Luckily, you can still invest in companies that align with your values, even while avoiding expensive ESG funds. Here are two strategies for sustainable or environmental investing without ESG funds:
- Actively manage your own portfolio: This strategy requires knowledge, experience, and time. But if you have these things, you can be in complete control of your portfolio, ensuring your money is going directly to the companies you believe in.
- Work with a financial advisor who understands your values and goals: If you have limited time and experience, it’s best to work with a financial advisor who can talk with you about the values important to your investment strategy and help you identify companies that fit those values.
3. Use Tried-and-True Methods for Evaluating Stock Performance
The same methods that allow traditional investors to grow their wealth over time reliably also apply to sustainable investors. If you want to see strong returns while investing with your valuables, stick with the investment advice that applies across all investment sectors.
Here are four strategies for evaluating a stock before adding it to your portfolio:
- Analyze the Income Statement: In Warren Buffett and the Interpretation of Financial Statements: The Search for the Company with a Durable Competitive Advantage, authors Mary Buffett and David Clark share how Warren Buffett, the world’s most renowned investor, analyzed an income statement. He used the income statement to look for companies with durable gross profit margins, consistent operating expenses, low R&D expenses, and an upward trend in net earnings.

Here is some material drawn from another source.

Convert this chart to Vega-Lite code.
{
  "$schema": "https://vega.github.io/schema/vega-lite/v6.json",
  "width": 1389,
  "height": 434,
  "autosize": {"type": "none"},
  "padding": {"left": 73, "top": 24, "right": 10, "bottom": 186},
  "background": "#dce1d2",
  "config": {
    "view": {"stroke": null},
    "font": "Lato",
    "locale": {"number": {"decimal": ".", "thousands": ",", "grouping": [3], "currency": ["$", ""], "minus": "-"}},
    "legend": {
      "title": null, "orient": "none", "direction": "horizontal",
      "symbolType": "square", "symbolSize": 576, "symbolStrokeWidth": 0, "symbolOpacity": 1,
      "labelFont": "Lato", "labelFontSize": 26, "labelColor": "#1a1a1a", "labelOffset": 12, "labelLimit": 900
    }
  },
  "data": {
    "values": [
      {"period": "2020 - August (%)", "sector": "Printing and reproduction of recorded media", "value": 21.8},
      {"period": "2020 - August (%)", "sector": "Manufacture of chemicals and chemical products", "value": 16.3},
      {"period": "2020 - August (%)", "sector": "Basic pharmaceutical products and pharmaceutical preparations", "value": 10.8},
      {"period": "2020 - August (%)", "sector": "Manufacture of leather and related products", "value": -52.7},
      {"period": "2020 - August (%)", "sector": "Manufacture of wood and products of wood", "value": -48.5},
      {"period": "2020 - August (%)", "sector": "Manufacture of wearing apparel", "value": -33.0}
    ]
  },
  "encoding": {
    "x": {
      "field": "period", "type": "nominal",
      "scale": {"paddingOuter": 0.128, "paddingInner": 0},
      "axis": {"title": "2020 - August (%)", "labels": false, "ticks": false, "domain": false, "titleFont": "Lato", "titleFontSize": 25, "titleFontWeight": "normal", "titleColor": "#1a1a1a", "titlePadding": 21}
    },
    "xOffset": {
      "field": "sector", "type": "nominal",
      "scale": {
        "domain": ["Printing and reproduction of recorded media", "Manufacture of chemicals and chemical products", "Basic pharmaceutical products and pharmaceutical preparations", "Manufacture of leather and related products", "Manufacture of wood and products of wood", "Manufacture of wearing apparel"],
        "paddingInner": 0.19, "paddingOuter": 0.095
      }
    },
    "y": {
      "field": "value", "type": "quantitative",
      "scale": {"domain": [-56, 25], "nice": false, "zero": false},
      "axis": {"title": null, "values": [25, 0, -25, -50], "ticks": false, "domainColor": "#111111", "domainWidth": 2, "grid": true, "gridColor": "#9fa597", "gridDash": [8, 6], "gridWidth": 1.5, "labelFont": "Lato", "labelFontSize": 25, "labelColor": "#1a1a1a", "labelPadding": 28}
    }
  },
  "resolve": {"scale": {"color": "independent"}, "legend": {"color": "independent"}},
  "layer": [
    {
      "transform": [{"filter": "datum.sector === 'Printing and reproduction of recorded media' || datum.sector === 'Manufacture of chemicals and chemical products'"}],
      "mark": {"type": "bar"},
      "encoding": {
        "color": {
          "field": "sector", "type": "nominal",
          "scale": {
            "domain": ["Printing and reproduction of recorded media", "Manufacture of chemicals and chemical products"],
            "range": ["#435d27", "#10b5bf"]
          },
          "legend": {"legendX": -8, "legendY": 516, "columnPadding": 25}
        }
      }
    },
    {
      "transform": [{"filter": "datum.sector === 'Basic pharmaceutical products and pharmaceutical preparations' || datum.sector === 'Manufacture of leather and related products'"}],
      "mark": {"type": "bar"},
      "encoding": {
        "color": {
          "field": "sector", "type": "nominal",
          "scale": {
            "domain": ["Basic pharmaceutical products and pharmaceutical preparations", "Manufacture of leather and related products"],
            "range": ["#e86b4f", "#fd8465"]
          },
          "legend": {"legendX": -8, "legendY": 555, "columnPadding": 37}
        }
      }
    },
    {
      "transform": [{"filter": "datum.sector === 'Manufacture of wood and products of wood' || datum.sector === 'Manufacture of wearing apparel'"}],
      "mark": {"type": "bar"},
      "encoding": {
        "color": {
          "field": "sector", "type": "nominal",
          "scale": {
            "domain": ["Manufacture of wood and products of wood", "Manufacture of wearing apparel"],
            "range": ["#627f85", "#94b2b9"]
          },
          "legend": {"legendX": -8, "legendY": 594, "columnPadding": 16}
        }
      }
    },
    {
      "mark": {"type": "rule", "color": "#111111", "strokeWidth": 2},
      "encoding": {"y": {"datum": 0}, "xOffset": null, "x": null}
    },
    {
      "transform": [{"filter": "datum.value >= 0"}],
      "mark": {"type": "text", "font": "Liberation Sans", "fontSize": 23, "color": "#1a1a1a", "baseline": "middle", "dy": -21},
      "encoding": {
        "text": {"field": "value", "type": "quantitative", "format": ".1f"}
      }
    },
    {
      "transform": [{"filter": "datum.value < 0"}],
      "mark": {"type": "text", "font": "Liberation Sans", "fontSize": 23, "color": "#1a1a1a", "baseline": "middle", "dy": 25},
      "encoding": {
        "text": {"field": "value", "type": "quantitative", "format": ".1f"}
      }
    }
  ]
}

- Examine Key Ratios: Compare key ratios like price-to-earnings (P/E) ratio, price-to-sales (P/S) ratio, and return on equity (ROE) with industry benchmarks.
- Consider Industry Trends: Evaluate the company’s competitive position within its industry. Assess market trends, potential disruptors, and any factors impacting the company’s long-term growth prospects.

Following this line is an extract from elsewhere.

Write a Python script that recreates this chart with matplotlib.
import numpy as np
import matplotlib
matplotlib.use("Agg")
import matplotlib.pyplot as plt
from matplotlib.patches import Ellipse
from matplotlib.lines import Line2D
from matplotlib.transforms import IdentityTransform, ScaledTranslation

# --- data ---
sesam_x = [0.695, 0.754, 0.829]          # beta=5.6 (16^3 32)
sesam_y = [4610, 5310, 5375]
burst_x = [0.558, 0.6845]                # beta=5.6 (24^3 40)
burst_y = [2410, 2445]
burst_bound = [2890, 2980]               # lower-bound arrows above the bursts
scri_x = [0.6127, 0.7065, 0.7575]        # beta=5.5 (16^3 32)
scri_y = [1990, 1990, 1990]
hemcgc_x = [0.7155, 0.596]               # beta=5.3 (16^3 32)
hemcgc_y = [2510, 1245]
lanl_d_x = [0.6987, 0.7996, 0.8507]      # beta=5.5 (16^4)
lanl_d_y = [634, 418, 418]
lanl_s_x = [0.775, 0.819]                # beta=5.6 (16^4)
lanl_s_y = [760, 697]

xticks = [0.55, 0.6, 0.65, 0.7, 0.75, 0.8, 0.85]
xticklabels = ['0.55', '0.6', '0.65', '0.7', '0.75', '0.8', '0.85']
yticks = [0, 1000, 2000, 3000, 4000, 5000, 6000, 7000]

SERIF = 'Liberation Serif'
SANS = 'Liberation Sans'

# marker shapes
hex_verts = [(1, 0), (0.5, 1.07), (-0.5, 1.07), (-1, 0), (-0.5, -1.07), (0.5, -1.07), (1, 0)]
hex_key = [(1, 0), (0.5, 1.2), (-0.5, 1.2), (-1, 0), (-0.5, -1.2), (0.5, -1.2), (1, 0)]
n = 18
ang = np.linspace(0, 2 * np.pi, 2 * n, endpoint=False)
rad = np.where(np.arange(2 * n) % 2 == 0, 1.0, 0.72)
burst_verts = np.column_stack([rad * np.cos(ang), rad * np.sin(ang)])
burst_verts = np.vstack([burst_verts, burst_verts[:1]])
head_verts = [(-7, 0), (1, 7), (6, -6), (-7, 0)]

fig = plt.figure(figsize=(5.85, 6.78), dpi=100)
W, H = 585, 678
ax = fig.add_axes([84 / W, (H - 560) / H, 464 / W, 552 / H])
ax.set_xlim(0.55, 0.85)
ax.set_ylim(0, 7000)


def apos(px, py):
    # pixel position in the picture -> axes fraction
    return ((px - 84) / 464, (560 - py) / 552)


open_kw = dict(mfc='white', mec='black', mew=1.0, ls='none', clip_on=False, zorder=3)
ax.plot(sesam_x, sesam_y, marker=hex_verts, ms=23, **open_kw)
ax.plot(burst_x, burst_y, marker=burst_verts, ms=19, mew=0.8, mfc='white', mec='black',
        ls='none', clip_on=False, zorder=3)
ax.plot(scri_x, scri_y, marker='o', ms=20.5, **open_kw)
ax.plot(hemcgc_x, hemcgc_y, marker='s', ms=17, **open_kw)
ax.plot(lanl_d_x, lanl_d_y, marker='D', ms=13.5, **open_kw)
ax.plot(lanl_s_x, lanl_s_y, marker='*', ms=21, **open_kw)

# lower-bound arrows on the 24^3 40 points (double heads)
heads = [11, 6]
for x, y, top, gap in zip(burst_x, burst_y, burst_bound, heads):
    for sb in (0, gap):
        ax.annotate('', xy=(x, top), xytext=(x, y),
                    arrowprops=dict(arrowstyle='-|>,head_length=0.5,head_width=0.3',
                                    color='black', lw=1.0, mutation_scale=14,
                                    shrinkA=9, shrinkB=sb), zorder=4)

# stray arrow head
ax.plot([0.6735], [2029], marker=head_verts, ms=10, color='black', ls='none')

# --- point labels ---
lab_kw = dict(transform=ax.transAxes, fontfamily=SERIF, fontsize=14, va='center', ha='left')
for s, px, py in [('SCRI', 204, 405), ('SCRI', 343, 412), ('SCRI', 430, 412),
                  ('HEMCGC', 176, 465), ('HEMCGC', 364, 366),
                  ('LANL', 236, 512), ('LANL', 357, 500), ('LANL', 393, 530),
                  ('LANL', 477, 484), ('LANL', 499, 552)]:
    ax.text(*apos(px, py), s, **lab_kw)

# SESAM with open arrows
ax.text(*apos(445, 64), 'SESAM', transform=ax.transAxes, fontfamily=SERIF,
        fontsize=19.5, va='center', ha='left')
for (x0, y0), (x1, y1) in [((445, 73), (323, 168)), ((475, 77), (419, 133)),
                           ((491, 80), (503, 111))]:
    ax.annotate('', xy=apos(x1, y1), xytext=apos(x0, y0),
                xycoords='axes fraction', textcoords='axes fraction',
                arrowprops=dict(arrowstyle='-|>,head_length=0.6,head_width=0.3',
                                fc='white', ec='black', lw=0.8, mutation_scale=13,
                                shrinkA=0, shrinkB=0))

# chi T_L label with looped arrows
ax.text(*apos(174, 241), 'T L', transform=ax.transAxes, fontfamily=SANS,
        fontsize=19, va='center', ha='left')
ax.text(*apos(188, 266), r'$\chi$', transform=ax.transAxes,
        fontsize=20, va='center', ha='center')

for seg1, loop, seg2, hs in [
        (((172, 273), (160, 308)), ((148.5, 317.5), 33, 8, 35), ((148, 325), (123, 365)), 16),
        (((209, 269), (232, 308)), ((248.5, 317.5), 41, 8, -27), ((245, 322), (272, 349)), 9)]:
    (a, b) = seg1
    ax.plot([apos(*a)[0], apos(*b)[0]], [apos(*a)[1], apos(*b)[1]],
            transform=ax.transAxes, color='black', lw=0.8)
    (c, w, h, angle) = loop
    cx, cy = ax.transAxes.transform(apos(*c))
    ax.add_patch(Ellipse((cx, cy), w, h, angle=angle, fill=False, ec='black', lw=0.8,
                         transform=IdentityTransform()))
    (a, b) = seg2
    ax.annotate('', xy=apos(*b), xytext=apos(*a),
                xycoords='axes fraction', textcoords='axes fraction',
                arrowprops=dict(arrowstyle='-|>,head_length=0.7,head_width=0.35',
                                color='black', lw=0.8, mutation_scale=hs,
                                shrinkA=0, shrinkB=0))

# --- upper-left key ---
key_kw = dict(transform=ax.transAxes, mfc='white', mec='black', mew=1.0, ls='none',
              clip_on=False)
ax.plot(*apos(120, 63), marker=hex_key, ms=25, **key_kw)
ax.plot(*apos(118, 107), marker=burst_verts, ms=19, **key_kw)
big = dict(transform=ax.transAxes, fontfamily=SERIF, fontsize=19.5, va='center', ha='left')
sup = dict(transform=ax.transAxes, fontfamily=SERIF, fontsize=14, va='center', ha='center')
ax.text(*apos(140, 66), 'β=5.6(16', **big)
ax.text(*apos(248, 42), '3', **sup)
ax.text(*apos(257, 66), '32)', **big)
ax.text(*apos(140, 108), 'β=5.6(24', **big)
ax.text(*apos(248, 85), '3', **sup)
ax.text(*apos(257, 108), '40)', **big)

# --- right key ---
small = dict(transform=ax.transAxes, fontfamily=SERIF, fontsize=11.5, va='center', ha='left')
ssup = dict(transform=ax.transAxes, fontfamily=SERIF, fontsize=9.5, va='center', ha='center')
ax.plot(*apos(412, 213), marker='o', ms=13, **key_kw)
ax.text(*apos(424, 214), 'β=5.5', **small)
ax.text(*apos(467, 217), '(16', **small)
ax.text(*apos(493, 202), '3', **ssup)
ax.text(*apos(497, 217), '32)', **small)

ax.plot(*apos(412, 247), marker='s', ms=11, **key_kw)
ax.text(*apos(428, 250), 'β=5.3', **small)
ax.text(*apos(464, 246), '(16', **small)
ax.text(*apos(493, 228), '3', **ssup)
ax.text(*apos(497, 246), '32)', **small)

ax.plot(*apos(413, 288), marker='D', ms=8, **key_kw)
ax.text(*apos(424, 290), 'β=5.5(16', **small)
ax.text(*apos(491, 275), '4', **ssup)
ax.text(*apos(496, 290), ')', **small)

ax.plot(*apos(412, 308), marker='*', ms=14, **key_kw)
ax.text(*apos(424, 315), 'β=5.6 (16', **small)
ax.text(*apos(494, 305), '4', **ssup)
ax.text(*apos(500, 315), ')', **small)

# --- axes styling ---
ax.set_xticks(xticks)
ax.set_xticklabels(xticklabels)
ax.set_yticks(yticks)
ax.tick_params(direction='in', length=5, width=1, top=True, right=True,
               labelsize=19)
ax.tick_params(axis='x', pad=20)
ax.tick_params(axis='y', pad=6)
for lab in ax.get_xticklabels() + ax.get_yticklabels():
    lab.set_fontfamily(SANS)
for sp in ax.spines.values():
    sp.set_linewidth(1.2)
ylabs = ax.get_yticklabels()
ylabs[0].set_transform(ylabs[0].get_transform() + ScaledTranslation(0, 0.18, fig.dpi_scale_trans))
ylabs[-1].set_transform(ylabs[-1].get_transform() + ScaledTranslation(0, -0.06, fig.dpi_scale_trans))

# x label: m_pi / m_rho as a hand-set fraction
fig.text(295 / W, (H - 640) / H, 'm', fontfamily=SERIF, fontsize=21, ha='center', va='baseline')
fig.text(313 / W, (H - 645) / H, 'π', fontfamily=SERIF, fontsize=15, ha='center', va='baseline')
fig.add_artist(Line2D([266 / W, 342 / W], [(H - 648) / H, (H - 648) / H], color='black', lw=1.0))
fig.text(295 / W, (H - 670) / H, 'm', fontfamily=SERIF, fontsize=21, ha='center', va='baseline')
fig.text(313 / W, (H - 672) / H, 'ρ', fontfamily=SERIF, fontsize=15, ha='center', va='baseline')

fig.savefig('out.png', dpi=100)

- Perform Comparative Analysis: Compare the stock’s performance against its peers and competitors. Factors like market share, growth rates, and profitability can reveal the stock’s relative strength within the industry.

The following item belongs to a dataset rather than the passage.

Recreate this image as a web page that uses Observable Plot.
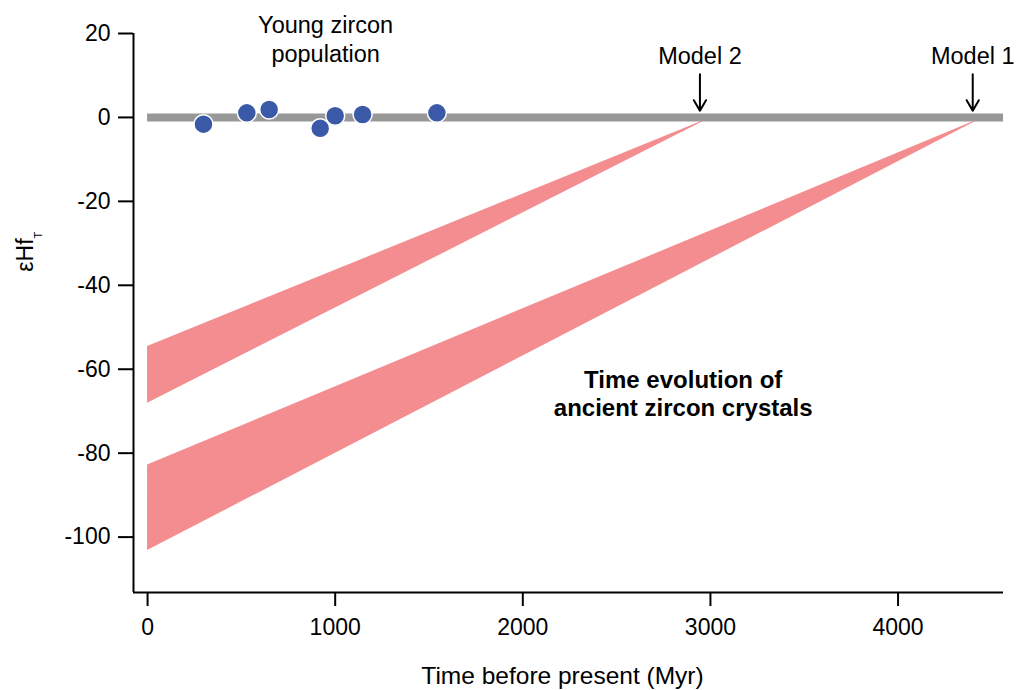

Getting Started With Sustainable Investing
While some investors think sustainable investing is a passing trend, others find that this investment strategy resonates with them. Choosing the right investment strategy for you will take research, reflection on your values, and an understanding of your financial goals. It’s not a decision to make lightly. As investor and financial researcher Robert D. Arnott once said, “In investing, what is comfortable is rarely profitable.”
If you are ready to jump into the investment world, here are the first steps:
- State Your Financial Goals: Determine what you want to achieve with your investments, whether saving for retirement, buying a home, or funding a dream vacation. Clearly defining your goals will help shape your investment strategy.
- Define Your Values: As a sustainable investor, you have an extra step in getting started. Clearly outline the values you want to support as an investor. Be sure to list whether each value is a high priority or a low priority.
- Assess Your Risk Tolerance: Understand your risk tolerance, or how comfortable you are with potential investment losses. Consider your age, income stability, and willingness to take on risk. This assessment will guide you in deciding whether to be a more aggressive or conservative investor.
- Open a Brokerage Account: Open a brokerage account with a reputable financial institution to facilitate your investments. Regularly contribute to your portfolio to benefit from compounding returns. As a beginner, consider starting with low-risk options like index funds or ETFs.